Thursday, January 26, 2006

Top 5 sports moments – personally witnessed (live or on TV)

This installment of “Top 5” focuses on the sporting events that I have personally witnessed, either live or on TV. Not all are good memories, but they're all stories I tell from time to time.

I know, I cheated and got six onto the list. But they’re all great.

They are:

5. Red Sox vs. Mets, Game 6, 1986 World Series
This was the “Bill Buckner Game”. I was living in Boston, a well-hit 3-wood away from Fenway Park, and was a real band-wagon Red Sox fan. Regardless, I have never seen a collapse like the one we witnessed that night. After that, the Curse of the Bambino was very real for me.

4. Doug Flutie to Gerard Phelan, BC vs. Miami, Thanksgiving weekend 1984
Flutie-mania had gripped Boston for a while before this one, but I don’t know if he was much of a story around the nation. This was a GREAT game prior to the miracle, last-minute heave, but that play will be the one that everyone remembers. I was visiting a friend in Detroit and watching it on TV, and only caught that play out of the corner of my eye.

3. (tie) Troy Aikman to Alvin Harper on a slant, Cowboys vs. 49ers, NFC Championship 1993
The moment that signaled the changing of the guard at the top of the NFC. SF had ruled the late 80s, Dallas was coming on strong. This perfect throw and outstanding run-after-the-catch put the game away for the Cowboys, and turned the 90s into the Cowboys’ decade.

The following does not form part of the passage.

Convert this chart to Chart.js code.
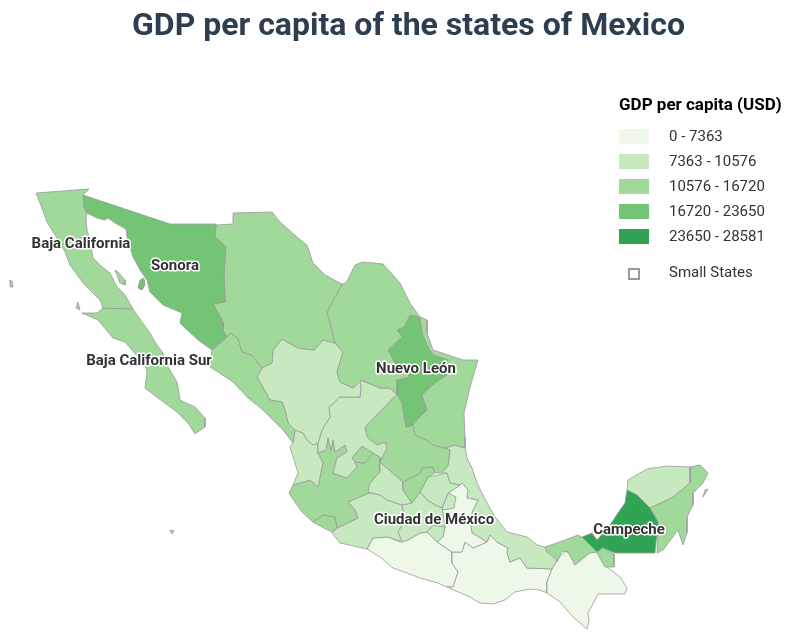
<!DOCTYPE html>
<html>
<head>
<meta charset="utf-8">
<title>GDP per capita of the states of Mexico</title>
<script src="https://cdn.jsdelivr.net/npm/chart.js@4/dist/chart.umd.min.js"></script>
<style>
  html, body { margin: 0; background: #fff; font-family: Roboto, sans-serif; }
  #wrap { position: relative; width: 794px; height: 644px; overflow: hidden; }
  #mapChart { position: absolute; left: 0; top: 0; }
  h1 { position: absolute; left: 0; width: 817px; top: 4px; margin: 0; text-align: center; font-size: 32px; line-height: 40px; font-weight: 700; color: #2c3e50; }
  #legend { position: absolute; left: 619px; top: 94px; color: #333; font-size: 15px; }
  #legend b { display: block; color: #000; font-size: 17px; line-height: 20px; white-space: nowrap; margin-bottom: 15px; }
  .row { position: relative; height: 25px; line-height: 15px; white-space: nowrap; padding-left: 50px; }
  .row i { position: absolute; left: 0; top: 0; width: 30px; height: 15px; }
  .small { margin-top: 11px; }
  .small i { left: 9px; top: 3px; width: 8px; height: 8px; border: 2px solid #999; box-sizing: content-box; }
</style>
</head>
<body>
<div id="wrap">
  <canvas id="mapChart" width="794" height="644"></canvas>
  <h1>GDP per capita of the states of Mexico</h1>
  <div id="legend"><b>GDP per capita (USD)</b></div>
</div>
<script>
// Legend bands
const bandLabels = ['0 - 7363', '7363 - 10576', '10576 - 16720', '16720 - 23650', '23650 - 28581'];
const bandColors = ['#edf8e9', '#c7e9c0', '#a1d99b', '#74c476', '#31a354'];

// State outlines in map units
const bajaCalifornia = [[36,193],[89,189],[83,195],[84,208],[87,213],[86,218],[87,230],[90,240],[93,258],[100,265],[110,273],[117,287],[125,295],[133,309],[103,308],[100,300],[83,283],[70,265],[65,252],[60,243],[47,222],[40,203]];
const bajaCaliforniaSur = [[103,308],[133,309],[142,322],[150,333],[155,342],[163,353],[168,367],[177,382],[178,387],[180,400],[195,407],[205,418],[205,427],[195,434],[188,423],[177,412],[158,398],[145,388],[147,372],[145,365],[125,342],[113,338],[98,320],[82,313],[97,313]];
const sonora = [[83,195],[170,224],[216,224],[215,237],[226,247],[224,273],[225,302],[213,304],[223,322],[223,330],[227,337],[212,350],[198,340],[185,328],[180,323],[182,313],[163,305],[150,292],[147,280],[140,270],[133,257],[127,237],[126,229],[115,223],[108,218],[105,220],[97,218],[87,213],[84,208]];
const chihuahua = [[233,213],[272,212],[280,222],[297,237],[307,245],[313,263],[325,275],[342,284],[327,312],[335,343],[323,340],[314,350],[298,348],[282,339],[273,350],[272,363],[262,368],[252,355],[242,352],[238,338],[230,333],[227,337],[223,330],[223,322],[213,304],[225,302],[224,273],[226,247],[215,237],[216,225],[233,224]];
const coahuila = [[342,284],[346,283],[355,265],[363,262],[383,264],[400,283],[410,303],[420,317],[410,315],[404,327],[397,330],[402,337],[388,350],[395,363],[410,377],[397,380],[397,394],[390,388],[380,388],[362,380],[353,388],[340,382],[337,372],[343,352],[335,343],[327,312]];
const nuevoLeon = [[410,315],[420,317],[422,333],[428,347],[433,355],[448,360],[447,375],[435,383],[422,395],[427,410],[417,420],[413,425],[406,427],[402,403],[397,394],[397,380],[410,377],[395,363],[388,350],[402,337],[397,330],[404,327]];
const tamaulipas = [[420,317],[427,320],[427,333],[433,350],[448,355],[463,360],[478,360],[470,387],[464,413],[465,437],[465,448],[455,445],[445,448],[433,445],[427,440],[415,435],[413,425],[417,420],[427,410],[422,395],[435,383],[447,375],[448,360],[433,355],[428,347],[422,333]];
const sinaloa = [[227,337],[230,333],[238,338],[242,352],[252,355],[262,368],[257,377],[270,400],[282,402],[285,410],[288,423],[295,430],[293,443],[283,430],[263,410],[248,398],[233,382],[218,372],[210,367],[212,350]];
const durango = [[282,339],[273,350],[272,363],[262,368],[257,377],[270,400],[282,402],[285,410],[288,423],[295,430],[303,433],[307,440],[313,445],[318,443],[322,430],[330,417],[329,407],[340,397],[360,397],[361,387],[360,380],[353,388],[340,382],[337,372],[343,352],[335,343],[323,340],[314,350],[298,348]];
const zacatecas = [[397,394],[365,427],[367,437],[377,445],[385,442],[387,448],[382,458],[373,453],[362,446],[352,458],[355,462],[357,467],[347,478],[333,473],[337,458],[347,452],[345,445],[335,452],[333,440],[331,450],[328,438],[326,450],[318,453],[318,443],[322,430],[330,417],[329,407],[340,397],[360,397],[361,387],[360,380],[380,388],[390,388]];
const aguascalientes = [[352,458],[362,446],[373,453],[365,463],[355,462]];
const sanLuisPotosi = [[397,394],[402,403],[406,427],[413,425],[415,435],[427,440],[433,445],[445,448],[450,450],[448,465],[442,473],[435,473],[433,467],[422,468],[420,473],[403,482],[380,462],[382,458],[387,448],[385,442],[377,445],[367,437],[365,427]];
const queretaro = [[403,482],[420,473],[422,468],[433,467],[435,473],[428,477],[420,492],[412,503],[403,490]];
const guanajuato = [[380,462],[403,482],[403,490],[412,503],[402,505],[387,500],[380,495],[368,492],[370,483],[380,472],[380,458]];
const nayarit = [[293,443],[295,430],[303,433],[307,440],[313,445],[318,443],[318,453],[323,463],[322,467],[318,487],[310,480],[293,485],[298,473],[290,447]];
const jalisco = [[293,485],[310,480],[318,487],[322,467],[323,463],[318,453],[326,450],[328,438],[331,450],[333,440],[335,452],[345,445],[347,452],[337,458],[333,473],[347,478],[357,467],[355,462],[365,463],[373,453],[380,458],[380,472],[370,483],[369,493],[348,502],[355,510],[358,518],[337,528],[335,517],[323,515],[313,522],[302,512],[292,498],[289,493]];
const colima = [[313,522],[323,515],[335,517],[337,527],[332,532],[318,525]];
const michoacan = [[369,493],[380,495],[387,500],[402,505],[405,520],[398,532],[402,542],[388,537],[373,538],[367,549],[340,543],[332,533],[337,528],[358,518],[355,510],[348,502]];
const mexicoState = [[412,503],[420,492],[427,500],[435,505],[442,508],[444,520],[445,527],[433,525],[427,532],[420,533],[408,540],[402,542],[398,532],[405,520],[402,505]];
const ciudadDeMexico = [[422,517],[430,515],[432,524],[425,527]];
const morelos = [[427,532],[433,525],[445,527],[443,537],[437,542]];
const hidalgo = [[428,477],[438,475],[447,473],[450,483],[460,485],[450,492],[448,493],[442,508],[435,505],[427,500],[420,492]];
const tlaxcala = [[448,493],[456,497],[454,508],[444,510],[442,508]];
const puebla = [[462,483],[468,490],[467,498],[478,500],[473,510],[470,520],[472,533],[487,542],[473,548],[465,542],[462,552],[452,552],[437,542],[443,537],[445,527],[444,520],[442,508],[448,493],[460,485]];
const veracruz = [[465,448],[467,458],[472,468],[477,483],[487,503],[495,517],[507,532],[527,537],[537,545],[545,547],[547,552],[557,560],[552,569],[527,568],[520,558],[510,562],[507,553],[508,548],[497,542],[490,535],[487,542],[472,533],[470,520],[473,510],[478,500],[467,498],[468,490],[462,483],[460,485],[450,483],[447,473],[442,473],[448,465],[450,450],[445,448],[455,445]];
const tabasco = [[545,547],[565,540],[578,535],[583,538],[588,543],[597,552],[590,553],[575,565],[568,552],[562,551],[557,562],[547,552]];
const tabascoEast = [[602,548],[614,554],[614,567],[605,567],[597,553]];
const campeche = [[627,490],[637,495],[650,508],[658,522],[655,553],[615,553],[603,548],[597,552],[588,543],[582,537],[592,533],[597,540],[610,525],[620,510],[625,503]];
const yucatan = [[627,490],[628,480],[647,469],[667,466],[690,467],[690,483],[673,497],[650,508],[637,495]];
const quintanaRoo = [[690,467],[700,465],[708,473],[703,483],[693,493],[693,505],[687,517],[687,533],[683,545],[678,530],[663,550],[657,553],[658,522],[650,508],[673,497],[690,483]];
const cozumel = [[705,490],[708,489],[703,497]];
const chiapas = [[552,569],[557,560],[565,551],[570,553],[575,564],[587,552],[597,552],[607,567],[620,577],[627,588],[625,594],[598,594],[588,613],[589,620],[587,629],[573,617],[560,602],[547,593],[547,582]];
const oaxaca = [[452,552],[462,552],[465,542],[473,548],[487,542],[490,535],[497,542],[508,548],[507,553],[510,562],[520,558],[527,568],[552,569],[547,582],[547,593],[540,590],[530,589],[515,592],[505,600],[493,604],[480,603],[470,597],[447,587],[453,587],[458,572],[452,563]];
const guerrero = [[367,549],[373,538],[388,537],[400,542],[408,540],[420,533],[427,532],[437,542],[452,552],[452,563],[458,572],[453,587],[447,587],[438,583],[420,578],[407,573],[393,568],[380,557]];
const guadalupeIsland = [[10,280],[12,281],[13,287],[10,287]];
const cedrosIsland = [[78,302],[80,310],[76,308]];
const angelIsland = [[115,270],[118,272],[125,280],[125,285],[120,283]];
const tiburonIsland = [[140,280],[144,278],[145,285],[142,290],[138,288]];
const socorroIsland = [[170,530],[174,531],[172,534]];

const stateOutlines = [bajaCalifornia, angelIsland, cedrosIsland, guadalupeIsland, bajaCaliforniaSur, sonora, tiburonIsland, chihuahua, coahuila, tamaulipas, nuevoLeon, sinaloa, durango, zacatecas, aguascalientes, sanLuisPotosi, queretaro, guanajuato, nayarit, jalisco, colima, socorroIsland, michoacan, mexicoState, ciudadDeMexico, morelos, hidalgo, tlaxcala, puebla, veracruz, tabasco, tabascoEast, campeche, yucatan, quintanaRoo, cozumel, chiapas, oaxaca, guerrero];
const stateBands = [2, 2, 2, 2, 2, 3, 3, 2, 2, 2, 3, 2, 1, 1, 2, 2, 2, 1, 1, 2, 2, 2, 1, 1, 1, 1, 1, 1, 0, 1, 2, 2, 4, 1, 2, 2, 0, 0, 0];

// Labelled states
const labelNames = ['Baja California', 'Sonora', 'Baja California Sur', 'Nuevo León', 'Ciudad de México', 'Campeche'];
const labelX = [81, 175, 149, 416, 434, 629];
const labelY = [244, 266, 361, 369, 520, 530];

// Build the legend
const legend = document.getElementById('legend');
bandLabels.forEach(function(label, i) {
    const row = document.createElement('div');
    row.className = 'row';
    row.innerHTML = '<i style="background:' + bandColors[i] + '"></i>' + label;
    legend.appendChild(row);
});
const smallRow = document.createElement('div');
smallRow.className = 'row small';
smallRow.innerHTML = '<i></i>Small States';
legend.appendChild(smallRow);

// Draws the state names on top of the map
const stateLabels = {
    id: 'stateLabels',
    afterDatasetsDraw(chart) {
        const c = chart.ctx;
        c.save();
        c.font = 'bold 15px Roboto, sans-serif';
        c.textAlign = 'center';
        c.textBaseline = 'middle';
        c.lineJoin = 'round';
        labelNames.forEach(function(name, i) {
            const x = chart.scales.x.getPixelForValue(labelX[i]);
            const y = chart.scales.y.getPixelForValue(labelY[i]);
            c.strokeStyle = '#fff';
            c.lineWidth = 3;
            c.strokeText(name, x, y);
            c.fillStyle = '#333';
            c.fillText(name, x, y);
        });
        c.restore();
    }
};

new Chart(document.getElementById('mapChart'), {
    type: 'scatter',
    data: {
        datasets: stateOutlines.map(function(outline, i) {
            return {
                data: outline.concat([outline[0]]),
                showLine: true,
                fill: 'shape',
                backgroundColor: bandColors[stateBands[i]],
                borderColor: '#999',
                borderWidth: 0.8,
                pointRadius: 0,
                tension: 0
            };
        })
    },
    options: {
        responsive: false,
        animation: false,
        layout: { padding: 0 },
        plugins: { legend: { display: false }, tooltip: { enabled: false } },
        scales: {
            x: { type: 'linear', min: 0, max: 794, display: false },
            y: { type: 'linear', min: 0, max: 644, reverse: true, display: false }
        }
    },
    plugins: [stateLabels]
});
</script>
</body>
</html>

3. (tie) Vince Young turns in the greatest individual performance ever, Texas vs. USC, College Football National Championship 2006
I will be telling my grandkids about this one. Vince Young absolutely ruled the world that night, and the ‘Horns won their first National Championship in 30+ years. The single greatest college football game in history, bar none.

2. The Miracle on Ice, USA vs USSR, Hockey Tournament in the Winter Olympics 1980
It’s hokey, but it’s true – this moment transcended sports like nothing I have ever seen. Whether you knew anything about hockey or not, it didn’t matter. This was “us vs. them” in every sense of the phrase, and it signaled the end of a really crappy decade for the US. Reagan was elected later that year, but this is where the turnaround started. The most exciting live event I have ever seen on TV.

1. Cleon Daskalakis withstands 2 minutes of 5-on-3 hockey to win the Beanpot, 1985
I know. You’re going “huh?” Let me explain: The Beanpot is the college hockey tournament held in Boston every year, pitting Boston University, Boston College, Northeastern, and Harvard against each other in the Fleet Center (it used to be in the old Garden). It’s a nothing outside of Boston, but it’s HUGE there. I was a student at BU, and we had very little to cheer for. Our football program was middle- to bottom-tier 1-AA, and was dropped a few years after I left. Our basketball team was nothing in those days. All we had was hockey. And the Beanpot was the highlight of the season. Our boys were playing our arch-rivals from BC, and the game was a nail-biter. BU had, as best as I can recall, a one goal lead late in the third period when we were saddled with two penalties. Cleon had been the star of the team for the past few years, and this was his senior season. He was a solid wall in goal, stoning close-in shot after close-in shot for the duration of that ridiculous 5-on-3. The BU crowd in the old Boston Garden was going absolutely nuts throughout. It was at that moment that I really envied the kids at Notre Dame or Duke or any other school that had a traditionally great program of one sort or another. It was BU’s shining sports moment in my four years there. I walked out of that game, which we did win, absolutely wrung out. I have never yelled louder, jumped up and down more, or poured more emotion into a sporting event before or since. And it was the greatest sports moment of my life.

Feel free to add your favorites, or to argue any of mine, in comments.